* **STATED TASK**: Write out the material exactly. Do not include the pictures.

* **DATA**:
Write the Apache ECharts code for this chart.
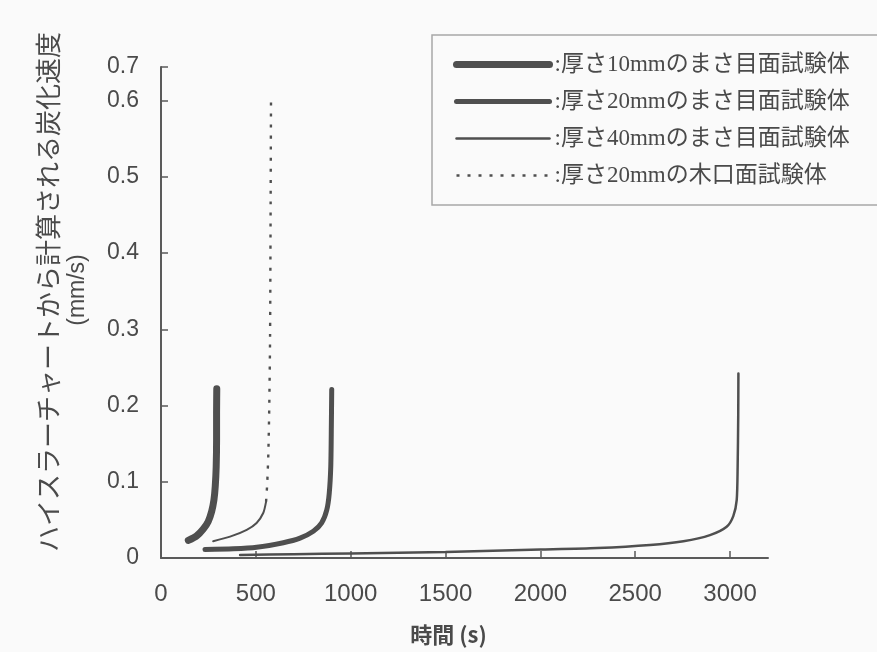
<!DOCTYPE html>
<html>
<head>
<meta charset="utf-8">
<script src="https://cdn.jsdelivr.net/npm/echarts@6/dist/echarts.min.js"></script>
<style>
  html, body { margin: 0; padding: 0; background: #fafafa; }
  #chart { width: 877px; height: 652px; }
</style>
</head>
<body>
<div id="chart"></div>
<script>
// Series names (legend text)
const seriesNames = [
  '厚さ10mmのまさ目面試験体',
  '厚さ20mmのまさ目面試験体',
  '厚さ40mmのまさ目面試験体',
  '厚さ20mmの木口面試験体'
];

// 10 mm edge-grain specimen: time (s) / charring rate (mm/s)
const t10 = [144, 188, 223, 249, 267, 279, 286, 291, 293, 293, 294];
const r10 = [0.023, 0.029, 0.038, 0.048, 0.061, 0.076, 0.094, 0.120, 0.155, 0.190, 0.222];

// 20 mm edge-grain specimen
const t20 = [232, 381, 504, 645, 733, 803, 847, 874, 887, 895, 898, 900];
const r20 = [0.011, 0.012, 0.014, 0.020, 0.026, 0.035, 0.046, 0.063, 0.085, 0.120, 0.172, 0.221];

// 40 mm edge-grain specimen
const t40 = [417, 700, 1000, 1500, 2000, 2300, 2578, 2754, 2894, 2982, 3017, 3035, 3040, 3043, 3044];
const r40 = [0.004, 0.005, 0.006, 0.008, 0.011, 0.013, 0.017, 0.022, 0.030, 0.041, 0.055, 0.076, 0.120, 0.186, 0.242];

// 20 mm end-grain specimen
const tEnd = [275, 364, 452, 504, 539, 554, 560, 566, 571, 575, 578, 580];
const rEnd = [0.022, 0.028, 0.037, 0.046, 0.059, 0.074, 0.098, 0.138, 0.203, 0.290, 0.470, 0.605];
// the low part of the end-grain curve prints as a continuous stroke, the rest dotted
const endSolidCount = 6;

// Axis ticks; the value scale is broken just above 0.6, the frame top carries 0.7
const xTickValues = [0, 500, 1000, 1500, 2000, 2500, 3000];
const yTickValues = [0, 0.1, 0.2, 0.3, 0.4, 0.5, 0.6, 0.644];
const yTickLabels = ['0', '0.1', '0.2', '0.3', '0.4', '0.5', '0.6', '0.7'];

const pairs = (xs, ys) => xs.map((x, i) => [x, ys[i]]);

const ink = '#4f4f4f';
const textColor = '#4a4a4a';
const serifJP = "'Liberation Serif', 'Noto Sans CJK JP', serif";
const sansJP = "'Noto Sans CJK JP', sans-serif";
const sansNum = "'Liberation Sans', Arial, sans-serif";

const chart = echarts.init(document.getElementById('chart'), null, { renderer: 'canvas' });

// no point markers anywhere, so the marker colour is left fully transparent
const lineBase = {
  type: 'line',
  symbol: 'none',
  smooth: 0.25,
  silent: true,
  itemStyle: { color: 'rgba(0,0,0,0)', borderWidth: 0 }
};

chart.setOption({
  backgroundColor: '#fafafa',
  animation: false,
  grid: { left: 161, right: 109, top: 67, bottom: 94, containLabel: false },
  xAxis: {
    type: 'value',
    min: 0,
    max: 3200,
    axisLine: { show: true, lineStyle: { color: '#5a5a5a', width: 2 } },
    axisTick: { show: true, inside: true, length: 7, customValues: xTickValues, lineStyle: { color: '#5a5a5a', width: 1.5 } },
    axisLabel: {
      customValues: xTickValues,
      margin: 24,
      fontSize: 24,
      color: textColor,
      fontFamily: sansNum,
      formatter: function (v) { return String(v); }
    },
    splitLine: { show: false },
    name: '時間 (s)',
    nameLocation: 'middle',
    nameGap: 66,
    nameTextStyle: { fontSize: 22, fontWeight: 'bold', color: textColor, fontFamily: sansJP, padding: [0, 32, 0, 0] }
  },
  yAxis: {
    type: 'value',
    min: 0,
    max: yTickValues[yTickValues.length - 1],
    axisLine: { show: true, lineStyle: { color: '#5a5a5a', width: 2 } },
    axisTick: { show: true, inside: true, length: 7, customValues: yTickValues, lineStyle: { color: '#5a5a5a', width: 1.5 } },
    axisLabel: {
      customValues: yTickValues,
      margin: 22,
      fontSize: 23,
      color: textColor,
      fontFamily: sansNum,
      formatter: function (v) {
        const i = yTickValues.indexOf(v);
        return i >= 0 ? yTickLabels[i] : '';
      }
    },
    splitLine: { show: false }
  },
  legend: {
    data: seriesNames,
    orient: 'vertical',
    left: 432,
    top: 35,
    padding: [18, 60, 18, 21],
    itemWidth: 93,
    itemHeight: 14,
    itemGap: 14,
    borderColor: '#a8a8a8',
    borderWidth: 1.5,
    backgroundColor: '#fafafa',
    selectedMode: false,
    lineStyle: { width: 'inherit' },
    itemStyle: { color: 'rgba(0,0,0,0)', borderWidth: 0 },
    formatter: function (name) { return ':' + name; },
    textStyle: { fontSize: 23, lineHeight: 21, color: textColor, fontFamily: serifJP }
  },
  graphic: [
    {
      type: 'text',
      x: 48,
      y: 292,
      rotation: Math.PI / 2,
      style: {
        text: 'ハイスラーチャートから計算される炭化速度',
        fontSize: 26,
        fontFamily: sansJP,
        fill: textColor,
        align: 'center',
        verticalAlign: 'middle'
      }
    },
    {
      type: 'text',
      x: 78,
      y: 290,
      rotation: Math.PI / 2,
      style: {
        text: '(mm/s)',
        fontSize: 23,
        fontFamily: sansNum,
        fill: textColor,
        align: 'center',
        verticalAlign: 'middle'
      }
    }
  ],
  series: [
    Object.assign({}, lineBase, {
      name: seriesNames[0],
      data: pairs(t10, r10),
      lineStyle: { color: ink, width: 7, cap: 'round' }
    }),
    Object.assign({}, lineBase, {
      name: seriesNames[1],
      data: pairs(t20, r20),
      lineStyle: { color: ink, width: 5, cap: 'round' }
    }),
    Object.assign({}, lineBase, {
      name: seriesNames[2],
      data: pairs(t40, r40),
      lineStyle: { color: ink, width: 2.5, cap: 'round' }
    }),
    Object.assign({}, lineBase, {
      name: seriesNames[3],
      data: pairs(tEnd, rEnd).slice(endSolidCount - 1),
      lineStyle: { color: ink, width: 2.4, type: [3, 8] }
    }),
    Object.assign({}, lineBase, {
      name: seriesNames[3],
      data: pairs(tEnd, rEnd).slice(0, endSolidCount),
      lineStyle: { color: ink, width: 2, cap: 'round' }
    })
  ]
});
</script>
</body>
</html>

* **REPLY**:
Write the Apache ECharts code for this chart.
<!DOCTYPE html>
<html>
<head>
<meta charset="utf-8">
<script src="https://cdn.jsdelivr.net/npm/echarts@6/dist/echarts.min.js"></script>
<style>
  html, body { margin: 0; padding: 0; background: #fafafa; }
  #chart { width: 877px; height: 652px; }
</style>
</head>
<body>
<div id="chart"></div>
<script>
// Series names (legend text)
const seriesNames = [
  '厚さ10mmのまさ目面試験体',
  '厚さ20mmのまさ目面試験体',
  '厚さ40mmのまさ目面試験体',
  '厚さ20mmの木口面試験体'
];

// 10 mm edge-grain specimen: time (s) / charring rate (mm/s)
const t10 = [144, 188, 223, 249, 267, 279, 286, 291, 293, 293, 294];
const r10 = [0.023, 0.029, 0.038, 0.048, 0.061, 0.076, 0.094, 0.120, 0.155, 0.190, 0.222];

// 20 mm edge-grain specimen
const t20 = [232, 381, 504, 645, 733, 803, 847, 874, 887, 895, 898, 900];
const r20 = [0.011, 0.012, 0.014, 0.020, 0.026, 0.035, 0.046, 0.063, 0.085, 0.120, 0.172, 0.221];

// 40 mm edge-grain specimen
const t40 = [417, 700, 1000, 1500, 2000, 2300, 2578, 2754, 2894, 2982, 3017, 3035, 3040, 3043, 3044];
const r40 = [0.004, 0.005, 0.006, 0.008, 0.011, 0.013, 0.017, 0.022, 0.030, 0.041, 0.055, 0.076, 0.120, 0.186, 0.242];

// 20 mm end-grain specimen
const tEnd = [275, 364, 452, 504, 539, 554, 560, 566, 571, 575, 578, 580];
const rEnd = [0.022, 0.028, 0.037, 0.046, 0.059, 0.074, 0.098, 0.138, 0.203, 0.290, 0.470, 0.605];
// the low part of the end-grain curve prints as a continuous stroke, the rest dotted
const endSolidCount = 6;

// Axis ticks; the value scale is broken just above 0.6, the frame top carries 0.7
const xTickValues = [0, 500, 1000, 1500, 2000, 2500, 3000];
const yTickValues = [0, 0.1, 0.2, 0.3, 0.4, 0.5, 0.6, 0.644];
const yTickLabels = ['0', '0.1', '0.2', '0.3', '0.4', '0.5', '0.6', '0.7'];

const pairs = (xs, ys) => xs.map((x, i) => [x, ys[i]]);

const ink = '#4f4f4f';
const textColor = '#4a4a4a';
const serifJP = "'Liberation Serif', 'Noto Sans CJK JP', serif";
const sansJP = "'Noto Sans CJK JP', sans-serif";
const sansNum = "'Liberation Sans', Arial, sans-serif";

const chart = echarts.init(document.getElementById('chart'), null, { renderer: 'canvas' });

// no point markers anywhere, so the marker colour is left fully transparent
const lineBase = {
  type: 'line',
  symbol: 'none',
  smooth: 0.25,
  silent: true,
  itemStyle: { color: 'rgba(0,0,0,0)', borderWidth: 0 }
};

chart.setOption({
  backgroundColor: '#fafafa',
  animation: false,
  grid: { left: 161, right: 109, top: 67, bottom: 94, containLabel: false },
  xAxis: {
    type: 'value',
    min: 0,
    max: 3200,
    axisLine: { show: true, lineStyle: { color: '#5a5a5a', width: 2 } },
    axisTick: { show: true, inside: true, length: 7, customValues: xTickValues, lineStyle: { color: '#5a5a5a', width: 1.5 } },
    axisLabel: {
      customValues: xTickValues,
      margin: 24,
      fontSize: 24,
      color: textColor,
      fontFamily: sansNum,
      formatter: function (v) { return String(v); }
    },
    splitLine: { show: false },
    name: '時間 (s)',
    nameLocation: 'middle',
    nameGap: 66,
    nameTextStyle: { fontSize: 22, fontWeight: 'bold', color: textColor, fontFamily: sansJP, padding: [0, 32, 0, 0] }
  },
  yAxis: {
    type: 'value',
    min: 0,
    max: yTickValues[yTickValues.length - 1],
    axisLine: { show: true, lineStyle: { color: '#5a5a5a', width: 2 } },
    axisTick: { show: true, inside: true, length: 7, customValues: yTickValues, lineStyle: { color: '#5a5a5a', width: 1.5 } },
    axisLabel: {
      customValues: yTickValues,
      margin: 22,
      fontSize: 23,
      color: textColor,
      fontFamily: sansNum,
      formatter: function (v) {
        const i = yTickValues.indexOf(v);
        return i >= 0 ? yTickLabels[i] : '';
      }
    },
    splitLine: { show: false }
  },
  legend: {
    data: seriesNames,
    orient: 'vertical',
    left: 432,
    top: 35,
    padding: [18, 60, 18, 21],
    itemWidth: 93,
    itemHeight: 14,
    itemGap: 14,
    borderColor: '#a8a8a8',
    borderWidth: 1.5,
    backgroundColor: '#fafafa',
    selectedMode: false,
    lineStyle: { width: 'inherit' },
    itemStyle: { color: 'rgba(0,0,0,0)', borderWidth: 0 },
    formatter: function (name) { return ':' + name; },
    textStyle: { fontSize: 23, lineHeight: 21, color: textColor, fontFamily: serifJP }
  },
  graphic: [
    {
      type: 'text',
      x: 48,
      y: 292,
      rotation: Math.PI / 2,
      style: {
        text: 'ハイスラーチャートから計算される炭化速度',
        fontSize: 26,
        fontFamily: sansJP,
        fill: textColor,
        align: 'center',
        verticalAlign: 'middle'
      }
    },
    {
      type: 'text',
      x: 78,
      y: 290,
      rotation: Math.PI / 2,
      style: {
        text: '(mm/s)',
        fontSize: 23,
        fontFamily: sansNum,
        fill: textColor,
        align: 'center',
        verticalAlign: 'middle'
      }
    }
  ],
  series: [
    Object.assign({}, lineBase, {
      name: seriesNames[0],
      data: pairs(t10, r10),
      lineStyle: { color: ink, width: 7, cap: 'round' }
    }),
    Object.assign({}, lineBase, {
      name: seriesNames[1],
      data: pairs(t20, r20),
      lineStyle: { color: ink, width: 5, cap: 'round' }
    }),
    Object.assign({}, lineBase, {
      name: seriesNames[2],
      data: pairs(t40, r40),
      lineStyle: { color: ink, width: 2.5, cap: 'round' }
    }),
    Object.assign({}, lineBase, {
      name: seriesNames[3],
      data: pairs(tEnd, rEnd).slice(endSolidCount - 1),
      lineStyle: { color: ink, width: 2.4, type: [3, 8] }
    }),
    Object.assign({}, lineBase, {
      name: seriesNames[3],
      data: pairs(tEnd, rEnd).slice(0, endSolidCount),
      lineStyle: { color: ink, width: 2, cap: 'round' }
    })
  ]
});
</script>
</body>
</html>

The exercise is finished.